Lovisa Maria Lorentina Romell (1859–1949) was a Swedish inventor and founder of Romell's Patent Office in Stockholm. She was also the creator of several inventions, including a heat-insulated food container, a skin salve, a travel case for sewing items and a perforated insert for collecting kitchen rubbish.

== Life and work ==
She was born Lovisa Maria Lorentina Stenquist on 13 June 1859 in Hangvar and grew up on Gotland island the daughter of the farmer Pehr August Pettersson and Maria Magdalena Wirelius and foster daughter to the board farm worker Mathias Wilhelm and Fredrika Carolina Isberg. Later she moved to Stockholm where she got a job at the patent agency Zacco and Bruun. When she found she had extra work to do at the office, she started her own business and called it Romell's Patent Office.
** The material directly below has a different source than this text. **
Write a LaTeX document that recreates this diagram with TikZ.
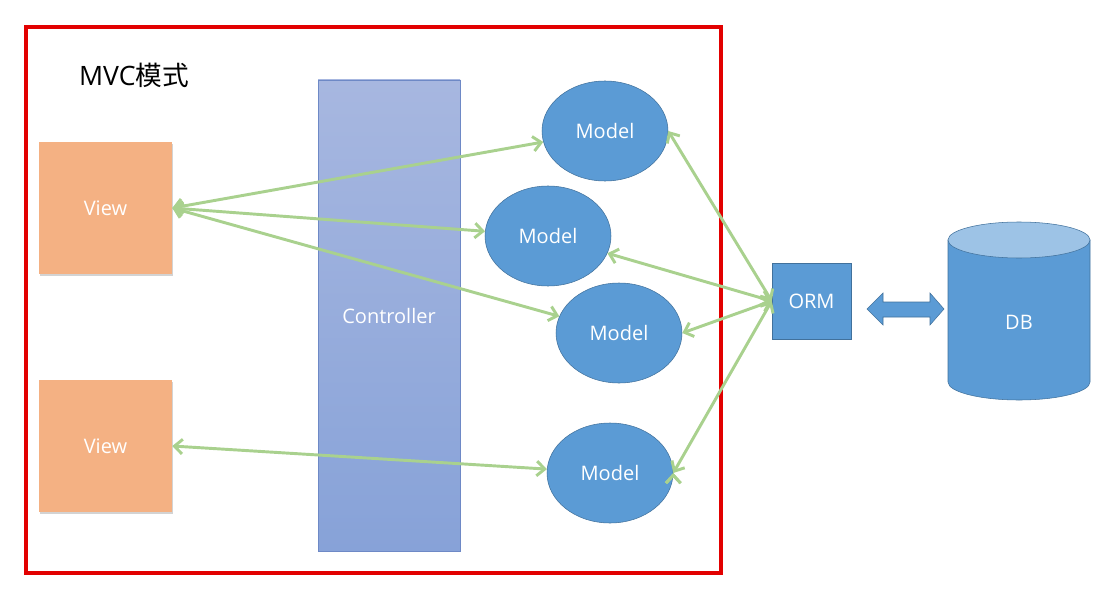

This was a very remarkable enterprise for the time.

She married Lars Romell (1854–1927) in 1889, the same year she had established her business. When her husband had to leave his teaching job in a dispute over curricula, he started working as an employee and patent attorney in her office, which the couple continued to develop. In the office, they hired young boys as helpers, who worked for room and board or for a small wage. The office owners also promised tuition and access to the office library, which held 5,000 titles in ten languages. Among the helpers was the future writer Ivar Lo-Johansson who described his time there in a few of his books.

Eventually, Lars took over the patent office. Finally, Romell's Patent Office was sold to Maria Romell's old employer Zacco and Brunn.

Maria Romell died 3 July 1949 in Västerhaninge.